We use a leave-one-out cross-validation using the misclassification rate and
deviance (FUN=prune.misclass
, followed by FUN=prune.tree
).
fitM.cv <- cv.tree(fit, K=346, FUN = prune.misclass)
fitP.cv <- cv.tree(fit, K=346, FUN = prune.tree)
The results are plotted out side by side in Figure 1.2. The jagged lines shows where the minimum deviance / misclassification occurred with the cross-validated tree. Since the cross validated misclassification and deviance both reach their minimum close to the number of branches in the original fitted tree there is little to be gained from pruning this tree
25.5 Make predictions
We use the validation data set and the fitted decision tree to predict vehicle classes; then we display the confusion matrix and calculate the error rate of the fitted tree. Overall, the model has an error rate of 32%.
testLabels <- Vehicle$Class[-train]
testLabels
#> [1] van bus bus van van bus bus saab opel bus van saab van saab saab
#> [16] van saab opel van saab saab saab bus bus saab opel bus opel bus opel
#> [31] van opel opel saab saab bus bus bus van van saab opel bus opel van
#> [46] opel saab bus van bus opel van saab bus opel bus opel opel van bus
#> [61] van saab opel bus van saab opel opel saab saab saab opel bus van bus
#> [76] opel bus saab bus bus bus opel opel van saab bus bus bus van saab
#> [91] opel van van bus bus opel bus opel saab opel bus opel bus saab van
#> [106] van saab saab bus van opel van saab opel saab saab van van van van
#> [121] bus bus opel bus bus van saab bus opel bus bus bus bus opel van
#> [136] saab saab bus opel van bus saab bus van bus opel van saab opel saab
#> [151] opel van saab van saab opel bus van bus saab saab opel opel bus bus
#> [166] opel van van bus van van saab bus saab opel saab opel bus bus bus
#> [181] saab bus opel opel saab saab saab van van opel opel van van opel bus
#> [196] saab bus van opel opel bus bus bus opel saab opel van bus opel opel
#> [211] saab opel bus opel opel opel van opel van saab saab van saab saab saab
#> [226] saab van van van saab bus van van bus saab opel saab saab opel saab
#> [241] saab saab saab van saab opel bus saab bus opel opel opel saab bus van
#> [256] opel saab opel bus bus saab van opel bus saab van opel saab saab saab
#> [271] saab van opel bus bus bus opel saab saab saab van saab bus opel saab
#> [286] van opel bus saab saab opel opel van saab bus opel bus van van opel
#> [301] bus bus saab bus van saab bus van saab van opel bus bus opel saab
#> [316] opel bus bus saab van saab saab bus opel opel opel bus saab bus van
#> [331] bus van saab opel saab van opel opel van bus saab saab van saab opel
#> [346] saab
#> Levels: bus opel saab van
# Confusion Matrix
pred <- predict(fit, newdata = testset)
# find column whih has the maximum of all rows
pred.class <- colnames(pred)[max.col(pred, ties.method = c("random"))]

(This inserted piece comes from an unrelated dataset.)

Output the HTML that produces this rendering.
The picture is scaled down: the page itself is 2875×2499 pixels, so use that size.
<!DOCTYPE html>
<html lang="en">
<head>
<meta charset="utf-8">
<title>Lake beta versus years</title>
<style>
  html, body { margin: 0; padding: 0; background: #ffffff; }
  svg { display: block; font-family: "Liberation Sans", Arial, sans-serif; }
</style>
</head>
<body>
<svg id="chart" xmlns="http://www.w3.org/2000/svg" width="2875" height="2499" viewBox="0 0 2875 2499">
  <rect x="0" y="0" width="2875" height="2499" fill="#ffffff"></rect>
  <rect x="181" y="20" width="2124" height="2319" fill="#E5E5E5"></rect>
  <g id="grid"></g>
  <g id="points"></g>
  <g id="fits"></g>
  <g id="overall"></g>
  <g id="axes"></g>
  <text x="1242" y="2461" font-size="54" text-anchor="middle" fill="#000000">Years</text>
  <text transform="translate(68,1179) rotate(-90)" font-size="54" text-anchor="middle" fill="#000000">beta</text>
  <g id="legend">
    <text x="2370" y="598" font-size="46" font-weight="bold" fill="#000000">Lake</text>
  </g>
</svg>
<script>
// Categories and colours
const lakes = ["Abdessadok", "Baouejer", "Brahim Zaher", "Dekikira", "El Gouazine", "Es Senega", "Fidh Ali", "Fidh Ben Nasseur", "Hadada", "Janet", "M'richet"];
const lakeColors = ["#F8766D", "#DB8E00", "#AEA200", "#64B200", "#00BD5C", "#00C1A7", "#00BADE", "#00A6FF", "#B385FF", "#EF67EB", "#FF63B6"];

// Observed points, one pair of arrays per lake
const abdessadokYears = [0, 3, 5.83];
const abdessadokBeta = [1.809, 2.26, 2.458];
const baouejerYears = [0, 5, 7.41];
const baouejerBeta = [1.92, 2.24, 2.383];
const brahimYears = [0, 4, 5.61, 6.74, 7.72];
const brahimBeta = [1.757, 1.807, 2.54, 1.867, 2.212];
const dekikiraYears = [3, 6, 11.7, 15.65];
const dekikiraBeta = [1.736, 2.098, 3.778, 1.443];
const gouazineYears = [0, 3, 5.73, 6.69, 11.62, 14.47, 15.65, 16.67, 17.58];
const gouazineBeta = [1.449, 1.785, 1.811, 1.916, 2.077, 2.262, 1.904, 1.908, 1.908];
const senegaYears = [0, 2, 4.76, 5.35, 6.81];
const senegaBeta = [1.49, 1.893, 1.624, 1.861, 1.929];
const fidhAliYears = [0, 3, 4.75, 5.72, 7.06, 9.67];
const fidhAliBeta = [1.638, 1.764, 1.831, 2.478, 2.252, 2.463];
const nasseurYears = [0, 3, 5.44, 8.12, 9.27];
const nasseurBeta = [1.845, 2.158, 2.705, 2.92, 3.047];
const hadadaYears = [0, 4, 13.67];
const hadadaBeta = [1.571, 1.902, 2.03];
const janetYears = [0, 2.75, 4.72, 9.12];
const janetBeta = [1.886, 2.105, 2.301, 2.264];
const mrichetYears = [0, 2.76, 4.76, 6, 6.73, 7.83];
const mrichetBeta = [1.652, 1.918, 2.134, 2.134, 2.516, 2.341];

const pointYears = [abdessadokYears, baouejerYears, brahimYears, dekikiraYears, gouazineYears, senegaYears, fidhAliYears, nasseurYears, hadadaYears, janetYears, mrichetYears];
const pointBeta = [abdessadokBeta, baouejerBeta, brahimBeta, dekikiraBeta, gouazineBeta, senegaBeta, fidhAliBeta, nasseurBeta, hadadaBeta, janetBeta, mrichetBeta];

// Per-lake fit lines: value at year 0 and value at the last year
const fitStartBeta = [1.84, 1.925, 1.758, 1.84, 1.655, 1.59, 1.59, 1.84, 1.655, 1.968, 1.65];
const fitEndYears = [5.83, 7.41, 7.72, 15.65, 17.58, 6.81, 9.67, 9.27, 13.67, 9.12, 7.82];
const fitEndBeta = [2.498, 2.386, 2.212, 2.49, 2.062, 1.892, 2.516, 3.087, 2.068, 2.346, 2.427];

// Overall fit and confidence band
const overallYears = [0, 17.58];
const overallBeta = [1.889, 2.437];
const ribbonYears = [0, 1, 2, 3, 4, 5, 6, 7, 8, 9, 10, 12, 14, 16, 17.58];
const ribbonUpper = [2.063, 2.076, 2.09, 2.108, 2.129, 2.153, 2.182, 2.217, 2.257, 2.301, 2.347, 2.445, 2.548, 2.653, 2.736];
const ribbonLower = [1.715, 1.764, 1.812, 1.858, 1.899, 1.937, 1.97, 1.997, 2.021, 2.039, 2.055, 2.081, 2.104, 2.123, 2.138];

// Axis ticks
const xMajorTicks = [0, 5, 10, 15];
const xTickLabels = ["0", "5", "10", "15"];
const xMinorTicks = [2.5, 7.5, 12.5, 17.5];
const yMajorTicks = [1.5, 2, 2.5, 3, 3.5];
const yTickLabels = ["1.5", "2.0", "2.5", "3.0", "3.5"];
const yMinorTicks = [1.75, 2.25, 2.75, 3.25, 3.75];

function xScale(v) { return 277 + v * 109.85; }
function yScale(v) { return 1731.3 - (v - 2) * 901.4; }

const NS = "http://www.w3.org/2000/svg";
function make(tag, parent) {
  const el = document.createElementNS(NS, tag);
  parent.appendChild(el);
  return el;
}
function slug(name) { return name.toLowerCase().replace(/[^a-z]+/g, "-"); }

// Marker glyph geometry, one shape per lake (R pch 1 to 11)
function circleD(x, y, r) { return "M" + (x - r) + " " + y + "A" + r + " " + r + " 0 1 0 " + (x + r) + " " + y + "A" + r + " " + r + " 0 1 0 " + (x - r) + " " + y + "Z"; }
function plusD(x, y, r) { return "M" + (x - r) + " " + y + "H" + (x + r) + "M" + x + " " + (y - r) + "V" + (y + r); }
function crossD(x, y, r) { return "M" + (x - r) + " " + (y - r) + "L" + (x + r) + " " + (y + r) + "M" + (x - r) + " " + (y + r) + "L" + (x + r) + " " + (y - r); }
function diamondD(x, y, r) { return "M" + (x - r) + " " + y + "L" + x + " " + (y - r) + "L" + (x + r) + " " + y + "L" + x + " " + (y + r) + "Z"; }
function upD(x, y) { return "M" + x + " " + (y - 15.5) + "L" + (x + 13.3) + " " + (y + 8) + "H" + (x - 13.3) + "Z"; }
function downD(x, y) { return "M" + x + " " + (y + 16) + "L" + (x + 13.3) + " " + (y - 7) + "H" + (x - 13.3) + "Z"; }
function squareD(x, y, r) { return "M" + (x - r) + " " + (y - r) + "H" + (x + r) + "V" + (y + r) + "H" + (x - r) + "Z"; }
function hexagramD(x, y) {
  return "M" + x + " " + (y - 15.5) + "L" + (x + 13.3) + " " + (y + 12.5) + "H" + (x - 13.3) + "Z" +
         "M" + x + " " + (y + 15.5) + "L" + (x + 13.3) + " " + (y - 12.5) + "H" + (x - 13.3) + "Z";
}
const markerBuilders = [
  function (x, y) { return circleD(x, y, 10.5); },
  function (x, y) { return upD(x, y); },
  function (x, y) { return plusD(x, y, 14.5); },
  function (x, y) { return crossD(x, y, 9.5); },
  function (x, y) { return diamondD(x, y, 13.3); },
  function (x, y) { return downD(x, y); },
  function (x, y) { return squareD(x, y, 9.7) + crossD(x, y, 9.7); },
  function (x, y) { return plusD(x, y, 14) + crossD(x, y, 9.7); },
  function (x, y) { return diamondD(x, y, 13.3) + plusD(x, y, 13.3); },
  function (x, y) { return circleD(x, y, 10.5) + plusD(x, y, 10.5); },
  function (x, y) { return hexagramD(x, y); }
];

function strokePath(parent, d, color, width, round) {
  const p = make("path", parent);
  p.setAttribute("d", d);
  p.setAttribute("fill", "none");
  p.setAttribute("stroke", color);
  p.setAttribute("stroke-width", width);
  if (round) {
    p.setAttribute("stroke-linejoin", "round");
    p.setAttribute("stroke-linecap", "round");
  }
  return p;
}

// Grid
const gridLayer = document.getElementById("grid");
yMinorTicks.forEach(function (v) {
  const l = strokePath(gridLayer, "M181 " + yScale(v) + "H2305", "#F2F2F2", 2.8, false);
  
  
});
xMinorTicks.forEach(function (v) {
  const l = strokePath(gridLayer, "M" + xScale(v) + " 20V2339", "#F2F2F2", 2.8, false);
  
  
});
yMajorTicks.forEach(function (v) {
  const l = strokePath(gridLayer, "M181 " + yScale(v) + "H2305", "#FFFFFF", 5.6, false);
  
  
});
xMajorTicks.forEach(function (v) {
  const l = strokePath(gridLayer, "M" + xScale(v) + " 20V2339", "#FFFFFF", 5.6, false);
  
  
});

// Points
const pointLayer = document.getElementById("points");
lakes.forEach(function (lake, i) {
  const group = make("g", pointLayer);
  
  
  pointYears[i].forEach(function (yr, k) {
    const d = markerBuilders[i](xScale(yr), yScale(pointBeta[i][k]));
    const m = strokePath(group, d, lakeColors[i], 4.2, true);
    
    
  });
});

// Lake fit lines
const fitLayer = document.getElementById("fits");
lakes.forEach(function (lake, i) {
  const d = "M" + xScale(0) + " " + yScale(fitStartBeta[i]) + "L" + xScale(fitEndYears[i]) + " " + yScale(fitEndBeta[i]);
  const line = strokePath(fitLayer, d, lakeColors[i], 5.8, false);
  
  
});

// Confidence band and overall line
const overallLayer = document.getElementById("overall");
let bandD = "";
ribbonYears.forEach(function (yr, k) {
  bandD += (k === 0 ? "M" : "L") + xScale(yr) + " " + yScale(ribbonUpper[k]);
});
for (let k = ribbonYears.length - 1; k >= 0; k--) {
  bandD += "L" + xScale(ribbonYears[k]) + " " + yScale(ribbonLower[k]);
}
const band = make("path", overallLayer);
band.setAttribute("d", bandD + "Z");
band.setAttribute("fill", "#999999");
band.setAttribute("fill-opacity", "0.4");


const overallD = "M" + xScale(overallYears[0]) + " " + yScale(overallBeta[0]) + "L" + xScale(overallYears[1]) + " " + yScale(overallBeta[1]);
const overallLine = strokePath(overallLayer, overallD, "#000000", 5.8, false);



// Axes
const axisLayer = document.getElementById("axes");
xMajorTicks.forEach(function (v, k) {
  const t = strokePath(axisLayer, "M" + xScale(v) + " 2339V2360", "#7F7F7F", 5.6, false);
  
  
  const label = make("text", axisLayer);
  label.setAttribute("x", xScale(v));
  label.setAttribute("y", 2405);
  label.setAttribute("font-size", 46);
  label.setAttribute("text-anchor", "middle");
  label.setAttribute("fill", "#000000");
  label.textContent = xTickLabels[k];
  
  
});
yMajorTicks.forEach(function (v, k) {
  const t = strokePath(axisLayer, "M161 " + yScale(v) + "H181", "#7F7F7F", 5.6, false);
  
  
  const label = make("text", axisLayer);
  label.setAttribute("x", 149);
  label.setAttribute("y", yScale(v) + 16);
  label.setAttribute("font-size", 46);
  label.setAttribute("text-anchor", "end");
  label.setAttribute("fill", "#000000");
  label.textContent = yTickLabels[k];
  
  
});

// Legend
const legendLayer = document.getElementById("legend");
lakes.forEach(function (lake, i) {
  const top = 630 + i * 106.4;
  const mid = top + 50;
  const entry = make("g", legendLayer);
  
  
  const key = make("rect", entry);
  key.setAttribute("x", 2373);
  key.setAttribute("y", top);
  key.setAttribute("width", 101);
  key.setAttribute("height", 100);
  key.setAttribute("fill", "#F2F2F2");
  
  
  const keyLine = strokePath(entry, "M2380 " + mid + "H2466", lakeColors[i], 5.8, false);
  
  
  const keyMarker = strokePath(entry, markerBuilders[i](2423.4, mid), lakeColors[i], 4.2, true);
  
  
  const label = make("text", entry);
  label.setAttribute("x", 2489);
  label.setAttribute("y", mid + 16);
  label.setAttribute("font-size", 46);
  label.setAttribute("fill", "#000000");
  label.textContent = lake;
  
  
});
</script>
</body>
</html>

cm <- table(testLabels, pred.class,
dnn = c("Observed Class", "Predicted Class"))
cm
#> Predicted Class
#> Observed Class bus opel saab van
#> bus 85 1 1 5
#> opel 3 70 10 2
#> saab 7 67 14 7
#> van 1 4 5 64
# pred <- predict(fit, newdata = Vehicle[-train,])
# pred.class <- colnames(pred)[max.col(pred, ties.method = c("random"))]
# table(Vehicle$Class[-train], pred.class,
# dnn = c("Observed Class", "Predicted Class"))
# error_rate = (1 - sum(pred.class == Vehicle$Class[-train])/346)
# round(error_rate,3)